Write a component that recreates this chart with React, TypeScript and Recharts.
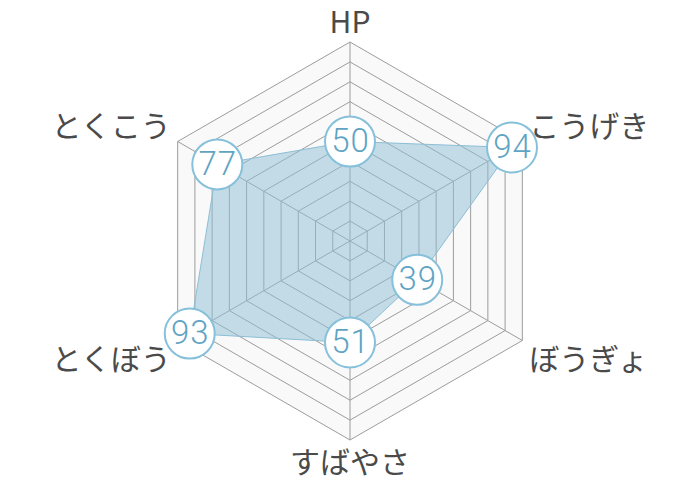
import React from 'react';
import { RadarChart, Radar, PolarGrid, PolarAngleAxis, PolarRadiusAxis } from 'recharts';

const stats = ['HP', 'こうげき', 'ぼうぎょ', 'すばやさ', 'とくぼう', 'とくこう'];
const values = [50, 94, 39, 51, 93, 77];
const maxValue = 100;

const data = stats.map((s, i) => ({ stat: s, value: values[i], full: maxValue }));

const AngleTick = (props: any) => {
  const { x, y, cy, payload, textAnchor } = props;
  const below = y > cy + 1;
  return (
    <text
      x={x}
      y={y}
      dy={below ? 25 : -1}
      textAnchor={textAnchor}
      fill="#4a4a4a"
      fontSize={30}
      fontFamily="'Noto Sans CJK JP', 'Noto Sans', sans-serif"
    >
      {payload.value}
    </text>
  );
};

const ValueDot = (props: any) => {
  const { cx, cy, index } = props;
  const v = values[index];
  return (
    <g key={`dot-${index}`}>
      <circle cx={cx} cy={cy} r={25} fill="#ffffff" stroke="#86c0da" strokeWidth={2} />
      <text
        x={cx}
        y={cy}
        dx={0.5}
        dy={10.5}
        textAnchor="middle"
        fill="#5fa4c3"
        fontSize={33}
        letterSpacing={1}
        fontWeight={300}
        fontFamily="Roboto, 'Noto Sans', sans-serif"
      >
        {v}
      </text>
    </g>
  );
};

const chartProps = {
  width: 700,
  height: 480,
  data,
  cx: 350,
  cy: 241,
  outerRadius: 199,
  startAngle: 90,
  endAngle: -270,
};

export default function App() {
  return (
    <div style={{ position: 'absolute', left: 0, top: 0, width: 700, height: 480 }}>
      <div style={{ position: 'absolute', left: 0, top: 0 }}>
        <RadarChart {...chartProps}>
          <PolarRadiusAxis domain={[0, maxValue]} tickCount={11} axisLine={false} tick={false} />
          <PolarAngleAxis dataKey="stat" tick={false} tickLine={false} axisLine={false} />
          <Radar dataKey="full" fill="#f9f9f9" fillOpacity={1} stroke="none" isAnimationActive={false} dot={false} />
        </RadarChart>
      </div>
      <div style={{ position: 'absolute', left: 0, top: 0 }}>
        <RadarChart {...chartProps}>
          <PolarGrid stroke="#9c9c9c" strokeWidth={1} />
          <PolarRadiusAxis domain={[0, maxValue]} tickCount={11} axisLine={false} tick={false} />
          <PolarAngleAxis dataKey="stat" tick={<AngleTick />} tickLine={false} axisLine={false} />
          <Radar
            dataKey="value"
            fill="#8bbdd3"
            fillOpacity={0.5}
            stroke="#8cbed6"
            strokeWidth={1}
            isAnimationActive={false}
            dot={<ValueDot />}
          />
        </RadarChart>
      </div>
    </div>
  );
}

--------------------

EXERCISE REQUIREMENTS | List every line above that contains the word "React".

PROBLEM SOLUTION |
Write a component that recreates this chart with React, TypeScript and Recharts.
import React from 'react';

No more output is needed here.